*** Supplied data

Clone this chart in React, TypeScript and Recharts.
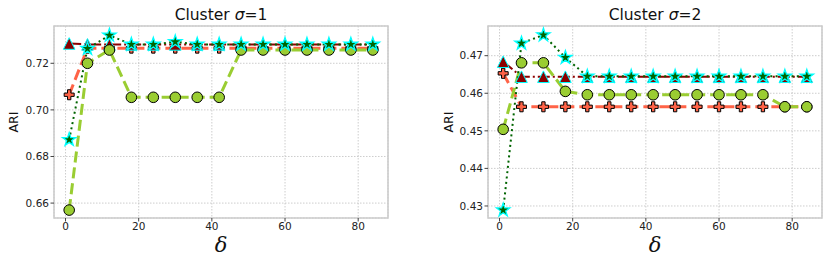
import React from 'react';
import { LineChart, Line, XAxis, YAxis, CartesianGrid, ReferenceArea } from 'recharts';

const deltas = [1, 6, 12, 18, 24, 30, 36, 42, 48, 54, 60, 66, 72, 78, 84];
const xTicks = [0, 20, 40, 60, 80];

// sigma = 1
const circ1 = [0.657, 0.72, 0.7257, 0.7054, 0.7054, 0.7054, 0.7054, 0.7054, 0.7257, 0.7257, 0.7257, 0.7257, 0.7257, 0.7257, 0.7257];
const cross1 = [0.7065, 0.7265, 0.7265, 0.7265, 0.7265, 0.7265, 0.7265, 0.7265, 0.7265, 0.7265, 0.7265, 0.7265, 0.7265, 0.7265, 0.7265];
const tri1 = [0.7285, 0.7281, 0.7281, 0.7281, 0.7281, 0.7281, 0.7281, 0.7281, 0.7281, 0.7281, 0.7281, 0.7281, 0.7281, 0.7281, 0.7281];
const star1 = [0.6872, 0.7263, 0.732, 0.7281, 0.7281, 0.7292, 0.7281, 0.7281, 0.7281, 0.7281, 0.7281, 0.7281, 0.7281, 0.7281, 0.7281];
const yTicks1 = [0.66, 0.68, 0.7, 0.72];

// sigma = 2
const circ2 = [0.4504, 0.4681, 0.4681, 0.4605, 0.4596, 0.4596, 0.4596, 0.4596, 0.4596, 0.4596, 0.4596, 0.4596, 0.4596, 0.4564, 0.4564];
const cross2 = [0.4653, 0.4564, 0.4564, 0.4564, 0.4564, 0.4564, 0.4564, 0.4564, 0.4564, 0.4564, 0.4564, 0.4564, 0.4564, 0.4564, 0.4564];
const tri2 = [0.4684, 0.4644, 0.4644, 0.4644, 0.4644, 0.4644, 0.4644, 0.4644, 0.4644, 0.4644, 0.4644, 0.4644, 0.4644, 0.4644, 0.4644];
const star2 = [0.4289, 0.4733, 0.4755, 0.4695, 0.4645, 0.4645, 0.4645, 0.4645, 0.4645, 0.4645, 0.4645, 0.4645, 0.4645, 0.4645, 0.4645];
const yTicks2 = [0.43, 0.44, 0.45, 0.46, 0.47];

const font = '"DejaVu Sans", sans-serif';

function CircleDot({ cx, cy }: any) {
  if (cx == null || cy == null) return null;
  return <circle cx={cx} cy={cy} r={5.3} fill="#9acd32" stroke="#000" strokeWidth={1} />;
}

function PlusDot({ cx, cy }: any) {
  if (cx == null || cy == null) return null;
  const s = 10;
  const a = s / 2;
  const t = s / 6;
  const pts = [
    [-t, -a], [t, -a], [t, -t], [a, -t], [a, t], [t, t],
    [t, a], [-t, a], [-t, t], [-a, t], [-a, -t], [-t, -t],
  ].map(([x, y]) => `${cx + x},${cy + y}`).join(' ');
  return <polygon points={pts} fill="#ff6347" stroke="#000" strokeWidth={1} />;
}

function TriDot({ cx, cy }: any) {
  if (cx == null || cy == null) return null;
  const h = 5.8;
  return (
    <polygon
      points={`${cx},${cy - h} ${cx - h},${cy + h} ${cx + h},${cy + h}`}
      fill="#8b0000"
      stroke="#00ffff"
      strokeWidth={1}
    />
  );
}

function StarDot({ cx, cy }: any) {
  if (cx == null || cy == null) return null;
  const R = 7;
  const r = R * 0.382;
  const pts: string[] = [];
  for (let k = 0; k < 10; k++) {
    const ang = (-90 + k * 36) * Math.PI / 180;
    const rr = k % 2 === 0 ? R : r;
    pts.push(`${cx + rr * Math.cos(ang)},${cy + rr * Math.sin(ang)}`);
  }
  return <polygon points={pts.join(' ')} fill="#006400" stroke="#00ffff" strokeWidth={1.3} />;
}

interface PanelProps {
  left: number;
  marginLeft: number;
  marginRight: number;
  circ: number[];
  cross: number[];
  tri: number[];
  star: number[];
  yDomain: [number, number];
  yTicks: number[];
}

const xDomain: [number, number] = [-3.15, 88.15];

function Panel({ left, marginLeft, marginRight, circ, cross, tri, star, yDomain, yTicks }: PanelProps) {
  const data = deltas.map((d, i) => ({ delta: d, circ: circ[i], cross: cross[i], tri: tri[i], star: star[i] }));
  const tick = { fontSize: 10.5, fill: '#222', fontFamily: font };
  return (
    <div style={{ position: 'absolute', left, top: 0 }}>
      <LineChart width={415} height={268} data={data} margin={{ top: 26, right: marginRight, bottom: 0, left: marginLeft }}>
        <CartesianGrid stroke="#c0c0c0" strokeDasharray="1.5 1.5" strokeWidth={0.8} />
        <XAxis
          dataKey="delta"
          type="number"
          domain={xDomain}
          ticks={xTicks}
          allowDataOverflow
          height={50}
          tick={tick}
          tickSize={3.5}
          tickMargin={1}
          tickLine={{ stroke: '#444' }}
          axisLine={false}
        />
        <YAxis
          type="number"
          domain={yDomain}
          ticks={yTicks}
          allowDataOverflow
          interval={0}
          width={54}
          tick={tick}
          tickSize={3.5}
          tickMargin={1.5}
          tickLine={{ stroke: '#444' }}
          axisLine={false}
          tickFormatter={(v: number) => v.toFixed(2)}
        />
        <ReferenceArea x1={xDomain[0]} x2={xDomain[1]} y1={yDomain[0]} y2={yDomain[1]} fill="none" stroke="#cccccc" strokeWidth={1.6} ifOverflow="extendDomain" />
        <Line
          dataKey="cross"
          type="linear"
          stroke="#ff6347"
          strokeWidth={3}
          strokeDasharray="11 5"
          isAnimationActive={false}
          activeDot={false}
          dot={(p: any) => <PlusDot key={`p-${p.index}`} cx={p.cx} cy={p.cy} />}
        />
        <Line
          dataKey="tri"
          type="linear"
          stroke="#8b0000"
          strokeWidth={2}
          strokeDasharray="12 3 2 3"
          isAnimationActive={false}
          activeDot={false}
          dot={(p: any) => <TriDot key={`t-${p.index}`} cx={p.cx} cy={p.cy} />}
        />
        <Line
          dataKey="circ"
          type="linear"
          stroke="#9acd32"
          strokeWidth={3}
          strokeDasharray="11 5"
          isAnimationActive={false}
          activeDot={false}
          dot={(p: any) => <CircleDot key={`c-${p.index}`} cx={p.cx} cy={p.cy} />}
        />
        <Line
          dataKey="star"
          type="linear"
          stroke="#006400"
          strokeWidth={2}
          strokeDasharray="2 3.3"
          isAnimationActive={false}
          activeDot={false}
          dot={(p: any) => <StarDot key={`s-${p.index}`} cx={p.cx} cy={p.cy} />}
        />
      </LineChart>
    </div>
  );
}

function Labels() {
  const titles = [
    { x: 221, s: '1', ari: 13.3 },
    { x: 655, s: '2', ari: 448.5 },
  ];
  return (
    <svg width={830} height={268} style={{ position: 'absolute', left: 0, top: 0, pointerEvents: 'none' }}>
      {titles.map((t) => (
        <g key={t.s}>
          <text x={t.x} y={20} textAnchor="middle" fontFamily={font} fontSize={15.5} fill="#111">
            Cluster <tspan fontStyle="italic">σ</tspan>={t.s}
          </text>
          <text
            x={t.ari}
            y={122}
            textAnchor="middle"
            dominantBaseline="central"
            fontFamily={font}
            fontSize={12.5}
            fill="#111"
            transform={`rotate(-90 ${t.ari} 122)`}
          >
            ARI
          </text>
          <text x={t.x} y={252} textAnchor="middle" fontFamily='"DejaVu Serif", serif' fontStyle="italic" fontSize={21} fill="#111">
            δ
          </text>
        </g>
      ))}
    </svg>
  );
}

export default function App() {
  return (
    <div style={{ position: 'absolute', left: 0, top: 0, width: 830, height: 268, background: '#fff' }}>
      <Panel left={0} marginLeft={0} marginRight={27} circ={circ1} cross={cross1} tri={tri1} star={star1} yDomain={[0.6536, 0.736]} yTicks={yTicks1} />
      <Panel left={415} marginLeft={19} marginRight={8} circ={circ2} cross={cross2} tri={tri2} star={star2} yDomain={[0.4268, 0.4779]} yTicks={yTicks2} />
      <Labels />
    </div>
  );
}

******

> [Your instructions]: Leave out any pictures, please, and quote only the lines from the top of the data through the line that contains "const xTicks = [0, 20, 40, 60, 80];".

> [Exercise answer]:
Clone this chart in React, TypeScript and Recharts.
import React from 'react';
import { LineChart, Line, XAxis, YAxis, CartesianGrid, ReferenceArea } from 'recharts';

const deltas = [1, 6, 12, 18, 24, 30, 36, 42, 48, 54, 60, 66, 72, 78, 84];
const xTicks = [0, 20, 40, 60, 80];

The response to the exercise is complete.